Semarang,Gatra.com - Kuasa hukum Sucipto Hadi Purnomo dari LBH Semarang Herdin Pardjoangan menyanggah tudingan bahwa gugatan yang kliennya layangkan prematur dan salah alamat.
"Bebas aja mereka (rektor unnes) berpendapat apa, tapi yang jelas SK yang diberikan kepada klien saya, dikeluarkan oleh rektor Unnes Fathur Rokhman jadi yang digugat adalah rektor sendiri. Jadi salahnya dimana," jelasnya saat dihubungi Gatra.com, Rabu (10/6).
Menurut Herdin, selama ini kliennya juga diperlakukan seolah-olah tengah menjalani hukuman atas dugaan pelanggaran disiplin. Sebab, dosen Bahasa dan Sastra Jawa ini tidak mendapatkan tunjangan profesi dan remunerasi karena pembebasan tugas sementara yang dijalaninya.
"Padahal dalam konteks PNS yang diduga melakukan pelanggaran dispilin dan dibebaskan sementara dari tugas jabatan struktural pun, yang bersangkutan tetap berhak masuk kerja dan mendapatkan hak-hak kepegawainya," tegasnya.
Baca juga : Kuasa Hukum Rektor Unnes Anggap Gugatan SHP Prematur
Selain itu dalam PP 53 dijelaskan, pembebasan tugas sementara hanya diberlakukan bagi PNS yang menduduki jabatan struktural.

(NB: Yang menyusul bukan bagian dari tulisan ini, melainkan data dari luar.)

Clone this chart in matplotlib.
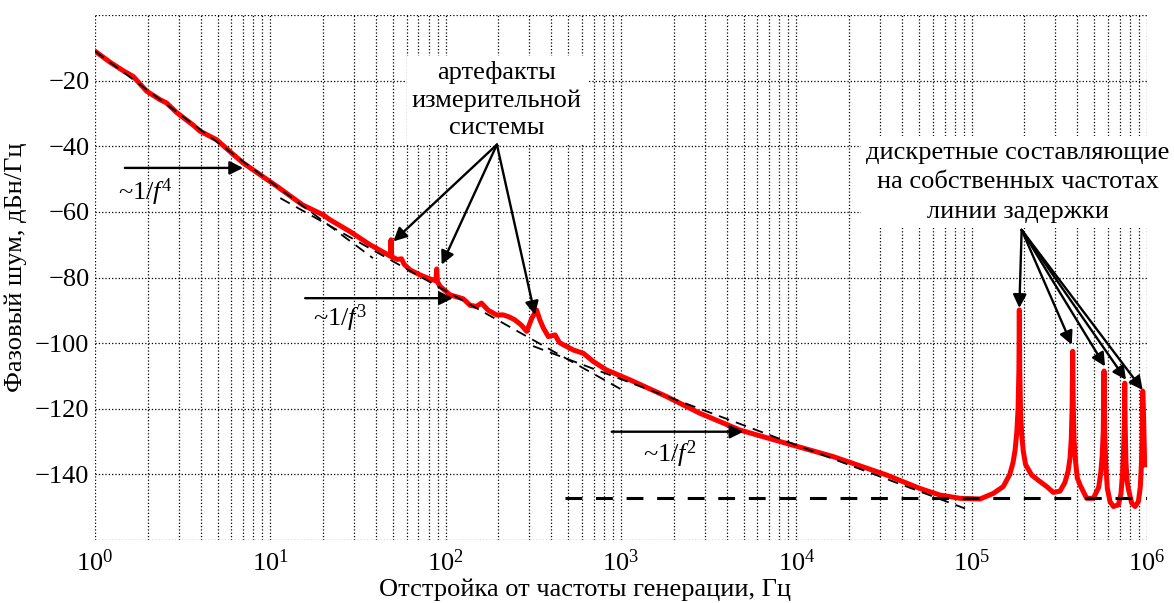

"Sucipto ini hanya dosen biasa. Jadi pembebasan tugas yang klien saya dapatkan tidak tepat karena menyalahi maksud dan tujuan dari PP 53 Tahun 2010," tambahnya.
Untuk itu, ia meminta majelis hakim untuk mengabulkan beberapa hal yang menjadi sumber gugatan dalam kasus ini. Diantaranya ialah memerintahkan rektor Unnes, untuk menunda pelaksanaan dan bahkan mencabut keputusan dalam SK tersebut. Atau majelis Hakim sendirilah yang menyatakan batal atau tidak sahnya surat SK Rektor Unnes tersebut.
"Rektor Unnes juga harus membayar ganti kerugian terhadap tunjangan profesi dan Remunerasi senilai Rp. 4.500.000, terhitung sejak April 2020, hingga perkara ini dinyatakan berkekuatan hukum tetap," tandasnya.